556 U.S. at 678. In reviewing a pro se complaint, a court must be mindful that a plaintiff’s pleadings should be held “to less stringent standards than formal pleadings drafted by lawyers.” Erickson v. Pardus, 551 U.S. 89, 94 (2007) (per curiam) (quoting Estelle v. Gamble, 429 U.S. 97, 106 (1976)); see Harris v. Mills, 572 F.3d 66, 72 (2d Cir. 2009) (noting that after Twombly, the court “remain[s] obligated to construe a pro se complaint liberally”). Nevertheless, the Court is required to dismiss sua sponte an in forma pauperis action if the Court determines it “(i) is frivolous or malicious; (ii) fails to state a claim on which relief may be granted; or (iii) seeks monetary relief against a defendant who is immune from such relief.” 28 U.S.C. 1915(e)(2)(B); see also Abbas v.
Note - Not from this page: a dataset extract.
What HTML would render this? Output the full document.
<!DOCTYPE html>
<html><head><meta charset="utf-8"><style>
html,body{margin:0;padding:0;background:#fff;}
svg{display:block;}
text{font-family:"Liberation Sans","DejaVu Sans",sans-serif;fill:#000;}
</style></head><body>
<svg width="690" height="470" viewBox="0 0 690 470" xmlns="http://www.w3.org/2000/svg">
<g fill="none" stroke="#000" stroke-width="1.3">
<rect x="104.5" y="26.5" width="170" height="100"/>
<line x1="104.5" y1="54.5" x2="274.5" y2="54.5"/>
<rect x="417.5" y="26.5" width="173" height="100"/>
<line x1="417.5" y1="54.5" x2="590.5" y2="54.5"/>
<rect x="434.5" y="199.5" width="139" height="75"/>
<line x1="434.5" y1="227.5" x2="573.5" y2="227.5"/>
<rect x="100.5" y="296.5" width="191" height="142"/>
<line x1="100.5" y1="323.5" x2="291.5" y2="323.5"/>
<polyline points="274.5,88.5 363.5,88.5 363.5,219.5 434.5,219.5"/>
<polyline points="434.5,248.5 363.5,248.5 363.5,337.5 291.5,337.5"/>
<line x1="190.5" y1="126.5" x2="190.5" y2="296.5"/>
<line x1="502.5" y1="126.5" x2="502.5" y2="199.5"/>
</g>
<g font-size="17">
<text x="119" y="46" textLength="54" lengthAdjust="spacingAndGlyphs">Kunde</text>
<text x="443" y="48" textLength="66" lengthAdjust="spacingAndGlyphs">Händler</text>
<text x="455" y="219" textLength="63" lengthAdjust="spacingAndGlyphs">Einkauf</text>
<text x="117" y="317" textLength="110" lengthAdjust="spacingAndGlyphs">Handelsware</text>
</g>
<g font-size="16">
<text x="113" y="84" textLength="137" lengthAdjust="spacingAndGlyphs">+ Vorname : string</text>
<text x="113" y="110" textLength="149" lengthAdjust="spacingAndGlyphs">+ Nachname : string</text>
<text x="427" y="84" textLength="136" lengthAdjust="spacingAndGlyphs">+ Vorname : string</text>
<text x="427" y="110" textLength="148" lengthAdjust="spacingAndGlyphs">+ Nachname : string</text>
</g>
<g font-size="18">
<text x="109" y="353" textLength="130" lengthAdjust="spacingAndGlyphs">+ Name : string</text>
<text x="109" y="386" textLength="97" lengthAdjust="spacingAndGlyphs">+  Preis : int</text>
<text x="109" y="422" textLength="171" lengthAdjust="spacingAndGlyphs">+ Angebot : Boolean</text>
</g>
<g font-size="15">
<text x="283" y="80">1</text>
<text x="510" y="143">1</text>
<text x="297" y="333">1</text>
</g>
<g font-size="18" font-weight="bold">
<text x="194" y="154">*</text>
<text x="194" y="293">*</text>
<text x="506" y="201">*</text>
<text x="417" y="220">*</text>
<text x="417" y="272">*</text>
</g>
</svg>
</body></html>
Dixon, 480 F.3d 636, 639 (2d Cir. 2007). In addition, if the Court “determines at any time that it lacks subject-matter jurisdiction,

the Court must dismiss the action.” Fed. R. Civ. P. 12(h)(3); see also Cortlandt St. Recovery Corp. v. Hellas Telecomms., S.À.R.L., 790 F.3d 411, 416–17 (2d Cir. 2015) (A district court may dismiss an action for lack of subject matter jurisdiction pursuant to Rule 12(b)(1) when the court “lacks the statutory or constitutional power to adjudicate it . . . .” (quoting Makarova v. United States, 201 F.3d 110, 113 (2d Cir. 2000))). b. The Court lacks subject matter jurisdiction Plaintiff invokes the Court’s diversity jurisdiction pursuant to 28 U.S.C. § 1332. (Am. Compl. 2.) Federal courts are courts of limited jurisdiction and may not hear cases if they lack

subject matter jurisdiction over the issues presented. Lyndonville Sav. Bank & Trust Co. v. Lussier, 211 F.3d 697, 700–01 (2d Cir. 2000). Under the diversity jurisdiction statute, federal courts have subject matter jurisdiction over state-law claims where the plaintiff and defendant are of diverse citizenship and “the matter in controversy exceeds the sum or value of $75,000, exclusive of interest and costs.” 28 U.S.C. § 1332(a); see also Pa. Pub. Sch. Emps.’ Ret. Sys. v.

Morgan Stanley & Co., 772 F.3d 111, 117–18 (2d Cir. 2014) (“Subject matter jurisdiction is based on 28 U.S.C. § 1332, which requires ‘complete diversity,’ i.e.